Here's something to ponder...
It appears that Toshiba will beat Sony to market with HD-DVD, but Sony has the slight advantage in the weight of potential catalog titles. Probably a wash between those factors in the early going. If Toshiba can get Microsoft to put HD-DVD drives in the Xbox 360, it could be a major coup, but if MSFT sticks with current DVD drives, Sony will have a major advantage in market penetration when the PS3 hits in early 2006. Especially if HD-DVD hardware is priced at the $1000 level.
We have already seen (with PS and PS2) that Sony is willing to take a loss on hardware and make it up on software licensing. With the potential revenue stream of Blu-Ray movies, they can potentially take an even bigger loss up front on the PS3 to gain market share for Blu-Ray.
Now here's the punch line: Toshiba is one of the development partners (along with IBM and Sony) for the Cell processor that will be used in the PS3.
Is Toshiba putting a nail in its own coffin by helping develop Blu-Ray's not-so-secret weapon? They have already stated that they plan to use the Cell in their own consumer products – HDTVs, certainly, and maybe HD-DVD hardware as well. They certainly stand to gain from the technology whether or not HD-DVD is the eventual winner of the coming format war.
Are they hedging their bets? It would appear so. Looking at the timeline, Blu-Ray was (as Advanced Optical Disc) announced to the industry a few months before HD-DVD. Knowing how long it takes to get a new processor design from drawing board to production, I would guess that the Cell group was working (even if it wasn't publicized) before Sony announced it was developing AOD/Blu-Ray.
Now what would the motivation be for Toshiba to announce a competing HD format after Sony's was public and Tosh was already helping develop the hardware to deliver it.
But more puzzling to me than that is how, on the one hand, Sony and Toshiba have been working together for years on the Cell, but on the other they can't manage to have more than a couple meetings and a lot of harsh words on unifying Blu-Ray and HD-DVD.

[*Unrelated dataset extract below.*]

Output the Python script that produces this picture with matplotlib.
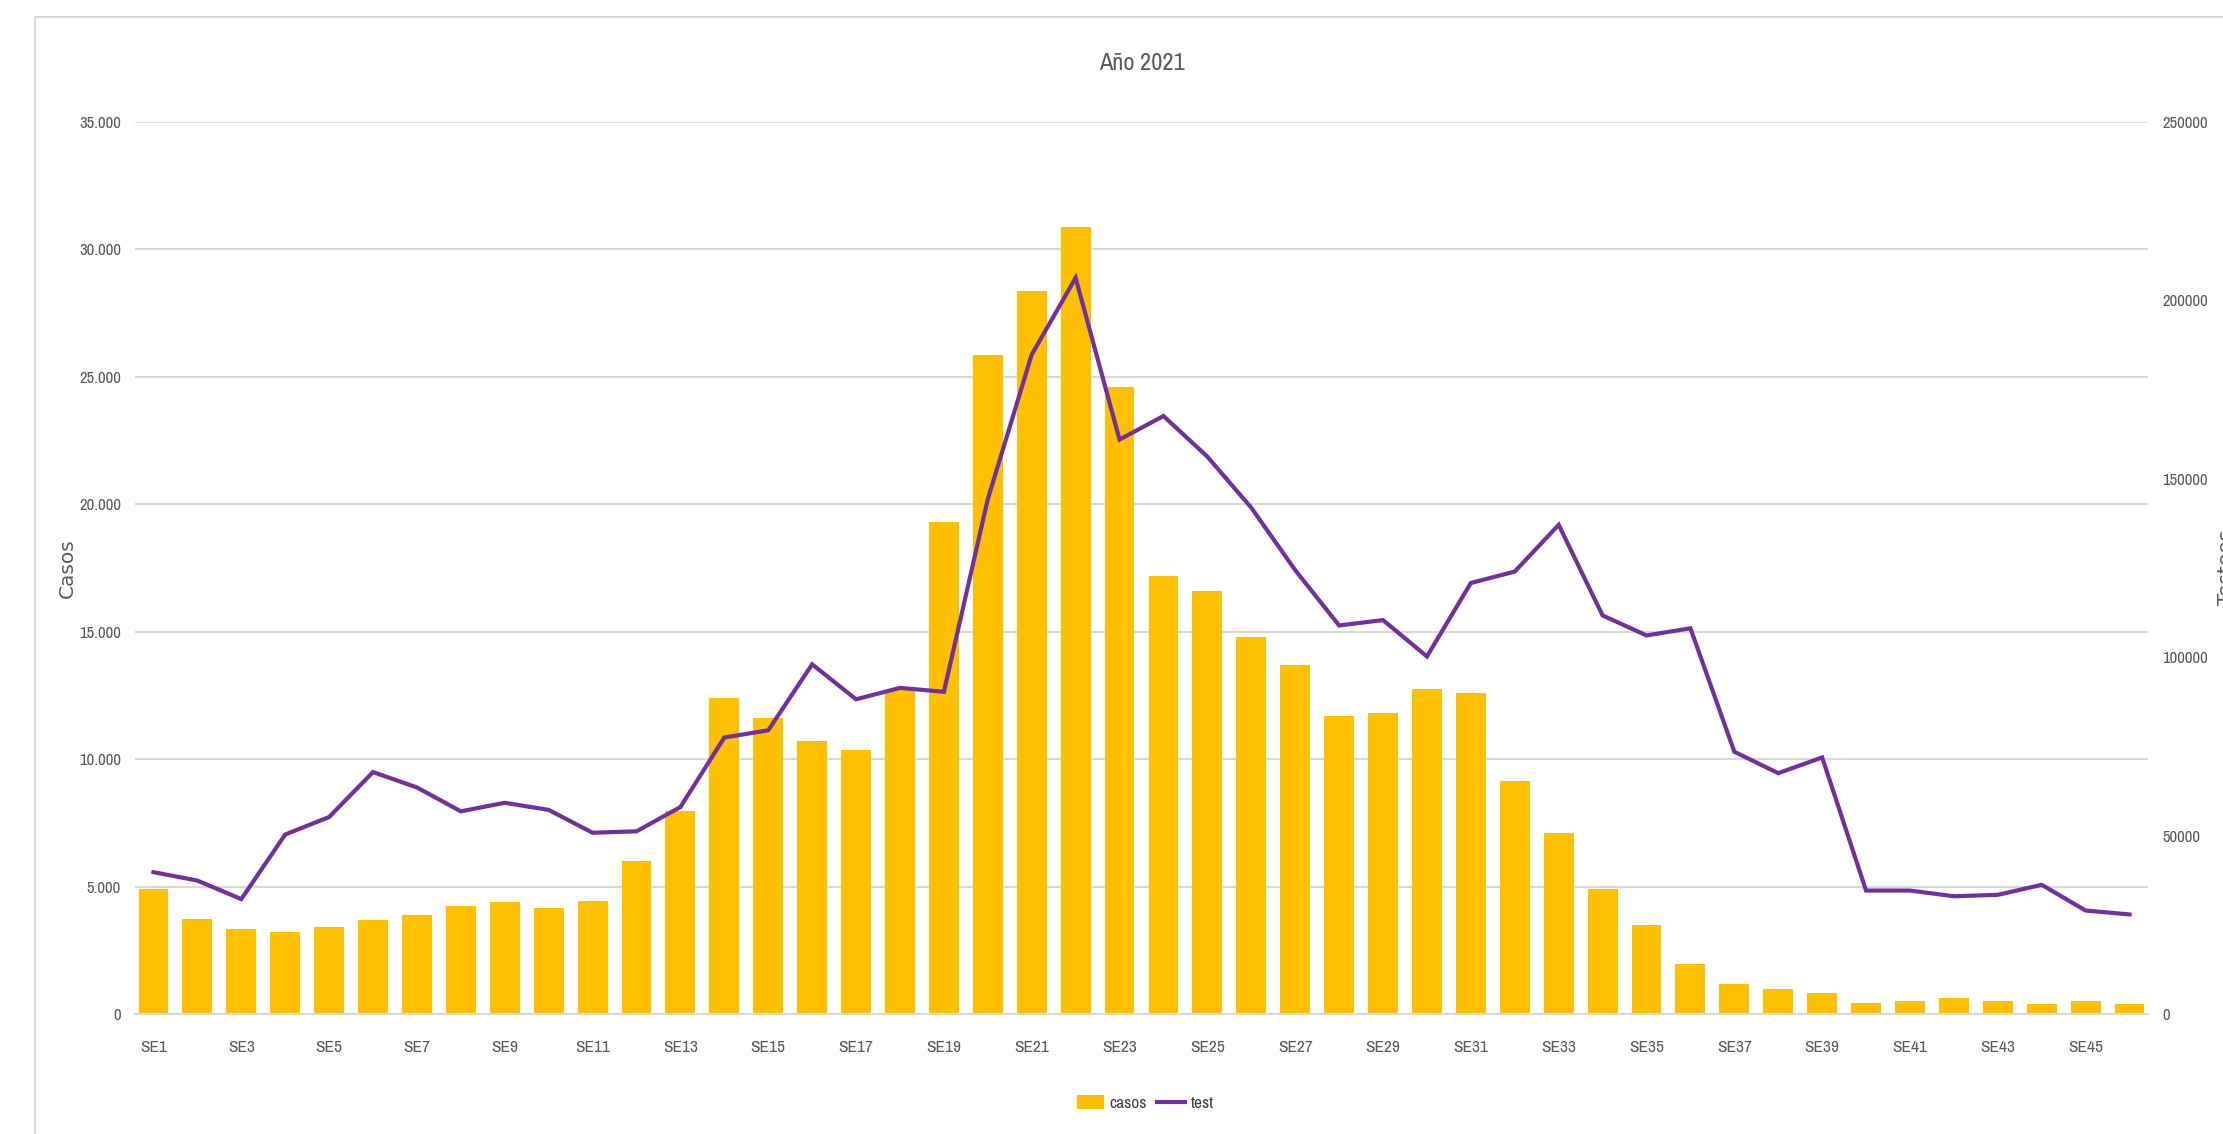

Perhaps it's all a big publicity stunt to keep us buying DVD software and hardware. If we knew there was a unified format hitting the market this holiday season, we probably would all stop buying DVDs right about 3 months ago. We have now seen the HD-DVD-supporting studios backing away from the more aggressive release schedules they had originally laid out for the format launch.
Based on all this, here are my predictions:
1) There will be no HD optical disc formats available during the 2005 holiday season.
2) We will see the unification we all are hoping for, but the announcement won't come until sometime between 01-Jan-2006 and the PS3 ship date. The unified format will be Blu-Ray.
3) The initial Xbox 360 release will be based on DVD. Xbox 360 v2 will have a Blu-Ray drive.